**Written task**: Exclude the pictures and reproduce the remaining data exactly as written.

**Data section**:
>>>

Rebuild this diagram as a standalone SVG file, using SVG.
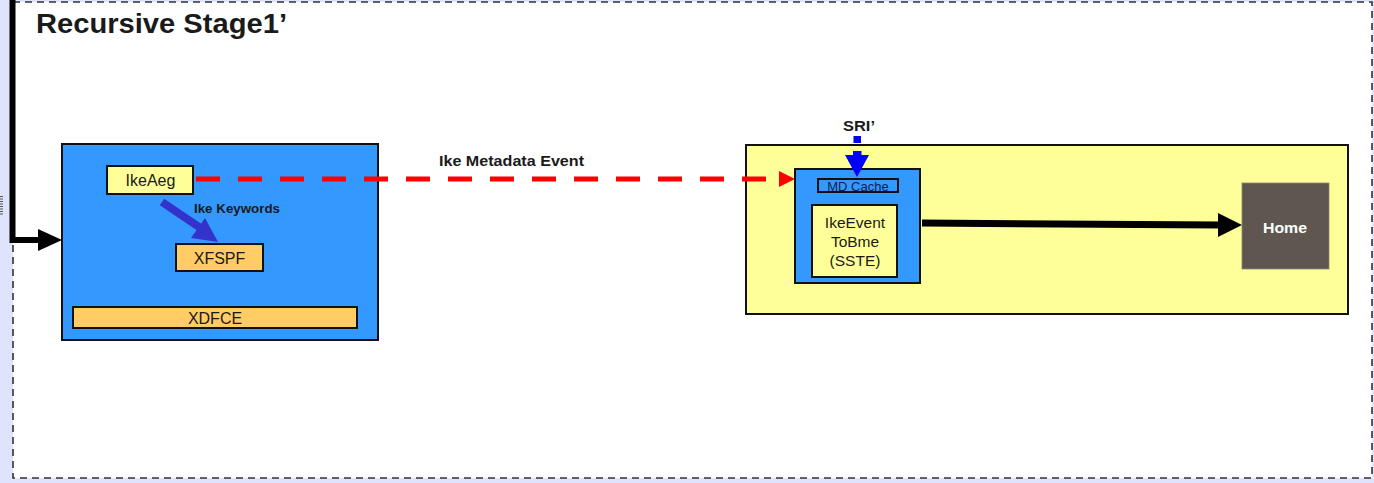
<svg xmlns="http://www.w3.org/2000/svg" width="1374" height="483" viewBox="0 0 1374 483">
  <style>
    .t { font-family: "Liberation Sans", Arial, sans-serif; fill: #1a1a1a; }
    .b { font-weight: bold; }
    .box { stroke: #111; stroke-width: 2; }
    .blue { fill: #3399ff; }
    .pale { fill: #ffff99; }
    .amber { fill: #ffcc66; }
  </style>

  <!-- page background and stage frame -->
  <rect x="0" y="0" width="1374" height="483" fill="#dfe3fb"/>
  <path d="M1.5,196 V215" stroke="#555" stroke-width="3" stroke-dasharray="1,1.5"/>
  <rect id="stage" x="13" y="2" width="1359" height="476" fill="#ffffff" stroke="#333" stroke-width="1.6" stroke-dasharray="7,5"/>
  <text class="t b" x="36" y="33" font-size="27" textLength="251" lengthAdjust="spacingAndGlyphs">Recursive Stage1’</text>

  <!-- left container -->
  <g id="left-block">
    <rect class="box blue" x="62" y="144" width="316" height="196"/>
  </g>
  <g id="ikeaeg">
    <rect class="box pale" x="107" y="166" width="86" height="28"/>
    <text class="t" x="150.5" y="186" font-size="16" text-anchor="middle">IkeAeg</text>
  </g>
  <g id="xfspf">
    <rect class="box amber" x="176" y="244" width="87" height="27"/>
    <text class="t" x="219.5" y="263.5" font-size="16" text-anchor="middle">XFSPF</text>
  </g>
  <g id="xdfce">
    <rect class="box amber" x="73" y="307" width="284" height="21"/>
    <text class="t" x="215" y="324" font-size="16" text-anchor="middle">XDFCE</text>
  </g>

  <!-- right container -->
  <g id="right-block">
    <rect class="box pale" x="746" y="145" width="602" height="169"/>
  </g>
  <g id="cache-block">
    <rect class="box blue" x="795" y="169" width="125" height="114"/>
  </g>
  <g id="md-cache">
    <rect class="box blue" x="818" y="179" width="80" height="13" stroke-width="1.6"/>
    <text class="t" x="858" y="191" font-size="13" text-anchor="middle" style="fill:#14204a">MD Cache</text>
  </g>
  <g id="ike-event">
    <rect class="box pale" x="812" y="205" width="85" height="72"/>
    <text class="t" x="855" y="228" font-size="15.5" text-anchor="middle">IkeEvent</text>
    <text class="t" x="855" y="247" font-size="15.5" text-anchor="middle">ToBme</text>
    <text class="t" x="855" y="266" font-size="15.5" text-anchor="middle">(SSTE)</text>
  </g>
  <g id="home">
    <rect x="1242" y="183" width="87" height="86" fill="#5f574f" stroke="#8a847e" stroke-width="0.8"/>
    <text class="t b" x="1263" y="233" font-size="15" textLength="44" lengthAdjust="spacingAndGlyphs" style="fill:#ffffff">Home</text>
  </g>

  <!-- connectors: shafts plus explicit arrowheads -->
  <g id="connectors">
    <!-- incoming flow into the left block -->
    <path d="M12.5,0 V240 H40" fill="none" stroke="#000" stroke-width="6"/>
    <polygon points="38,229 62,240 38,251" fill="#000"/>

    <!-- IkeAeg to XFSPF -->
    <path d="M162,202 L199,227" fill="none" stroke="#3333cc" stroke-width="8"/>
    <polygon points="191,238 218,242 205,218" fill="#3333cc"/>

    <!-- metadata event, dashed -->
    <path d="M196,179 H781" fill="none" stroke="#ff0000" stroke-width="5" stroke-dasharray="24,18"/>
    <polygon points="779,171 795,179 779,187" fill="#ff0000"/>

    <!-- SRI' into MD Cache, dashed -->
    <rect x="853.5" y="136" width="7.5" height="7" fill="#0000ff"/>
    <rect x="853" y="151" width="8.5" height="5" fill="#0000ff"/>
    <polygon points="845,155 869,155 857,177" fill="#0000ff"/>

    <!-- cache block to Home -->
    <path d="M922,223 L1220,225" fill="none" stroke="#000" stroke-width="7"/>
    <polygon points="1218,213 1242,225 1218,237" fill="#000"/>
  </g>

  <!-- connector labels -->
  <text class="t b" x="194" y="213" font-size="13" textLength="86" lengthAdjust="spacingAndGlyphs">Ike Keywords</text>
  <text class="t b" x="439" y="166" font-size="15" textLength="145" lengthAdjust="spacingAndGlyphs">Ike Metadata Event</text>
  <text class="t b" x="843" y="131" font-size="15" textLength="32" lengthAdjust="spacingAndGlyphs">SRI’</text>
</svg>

<<<

**Result**:
Rebuild this diagram as a standalone SVG file, using SVG.
<svg xmlns="http://www.w3.org/2000/svg" width="1374" height="483" viewBox="0 0 1374 483">
  <style>
    .t { font-family: "Liberation Sans", Arial, sans-serif; fill: #1a1a1a; }
    .b { font-weight: bold; }
    .box { stroke: #111; stroke-width: 2; }
    .blue { fill: #3399ff; }
    .pale { fill: #ffff99; }
    .amber { fill: #ffcc66; }
  </style>

  <!-- page background and stage frame -->
  <rect x="0" y="0" width="1374" height="483" fill="#dfe3fb"/>
  <path d="M1.5,196 V215" stroke="#555" stroke-width="3" stroke-dasharray="1,1.5"/>
  <rect id="stage" x="13" y="2" width="1359" height="476" fill="#ffffff" stroke="#333" stroke-width="1.6" stroke-dasharray="7,5"/>
  <text class="t b" x="36" y="33" font-size="27" textLength="251" lengthAdjust="spacingAndGlyphs">Recursive Stage1’</text>

  <!-- left container -->
  <g id="left-block">
    <rect class="box blue" x="62" y="144" width="316" height="196"/>
  </g>
  <g id="ikeaeg">
    <rect class="box pale" x="107" y="166" width="86" height="28"/>
    <text class="t" x="150.5" y="186" font-size="16" text-anchor="middle">IkeAeg</text>
  </g>
  <g id="xfspf">
    <rect class="box amber" x="176" y="244" width="87" height="27"/>
    <text class="t" x="219.5" y="263.5" font-size="16" text-anchor="middle">XFSPF</text>
  </g>
  <g id="xdfce">
    <rect class="box amber" x="73" y="307" width="284" height="21"/>
    <text class="t" x="215" y="324" font-size="16" text-anchor="middle">XDFCE</text>
  </g>

  <!-- right container -->
  <g id="right-block">
    <rect class="box pale" x="746" y="145" width="602" height="169"/>
  </g>
  <g id="cache-block">
    <rect class="box blue" x="795" y="169" width="125" height="114"/>
  </g>
  <g id="md-cache">
    <rect class="box blue" x="818" y="179" width="80" height="13" stroke-width="1.6"/>
    <text class="t" x="858" y="191" font-size="13" text-anchor="middle" style="fill:#14204a">MD Cache</text>
  </g>
  <g id="ike-event">
    <rect class="box pale" x="812" y="205" width="85" height="72"/>
    <text class="t" x="855" y="228" font-size="15.5" text-anchor="middle">IkeEvent</text>
    <text class="t" x="855" y="247" font-size="15.5" text-anchor="middle">ToBme</text>
    <text class="t" x="855" y="266" font-size="15.5" text-anchor="middle">(SSTE)</text>
  </g>
  <g id="home">
    <rect x="1242" y="183" width="87" height="86" fill="#5f574f" stroke="#8a847e" stroke-width="0.8"/>
    <text class="t b" x="1263" y="233" font-size="15" textLength="44" lengthAdjust="spacingAndGlyphs" style="fill:#ffffff">Home</text>
  </g>

  <!-- connectors: shafts plus explicit arrowheads -->
  <g id="connectors">
    <!-- incoming flow into the left block -->
    <path d="M12.5,0 V240 H40" fill="none" stroke="#000" stroke-width="6"/>
    <polygon points="38,229 62,240 38,251" fill="#000"/>

    <!-- IkeAeg to XFSPF -->
    <path d="M162,202 L199,227" fill="none" stroke="#3333cc" stroke-width="8"/>
    <polygon points="191,238 218,242 205,218" fill="#3333cc"/>

    <!-- metadata event, dashed -->
    <path d="M196,179 H781" fill="none" stroke="#ff0000" stroke-width="5" stroke-dasharray="24,18"/>
    <polygon points="779,171 795,179 779,187" fill="#ff0000"/>

    <!-- SRI' into MD Cache, dashed -->
    <rect x="853.5" y="136" width="7.5" height="7" fill="#0000ff"/>
    <rect x="853" y="151" width="8.5" height="5" fill="#0000ff"/>
    <polygon points="845,155 869,155 857,177" fill="#0000ff"/>

    <!-- cache block to Home -->
    <path d="M922,223 L1220,225" fill="none" stroke="#000" stroke-width="7"/>
    <polygon points="1218,213 1242,225 1218,237" fill="#000"/>
  </g>

  <!-- connector labels -->
  <text class="t b" x="194" y="213" font-size="13" textLength="86" lengthAdjust="spacingAndGlyphs">Ike Keywords</text>
  <text class="t b" x="439" y="166" font-size="15" textLength="145" lengthAdjust="spacingAndGlyphs">Ike Metadata Event</text>
  <text class="t b" x="843" y="131" font-size="15" textLength="32" lengthAdjust="spacingAndGlyphs">SRI’</text>
</svg>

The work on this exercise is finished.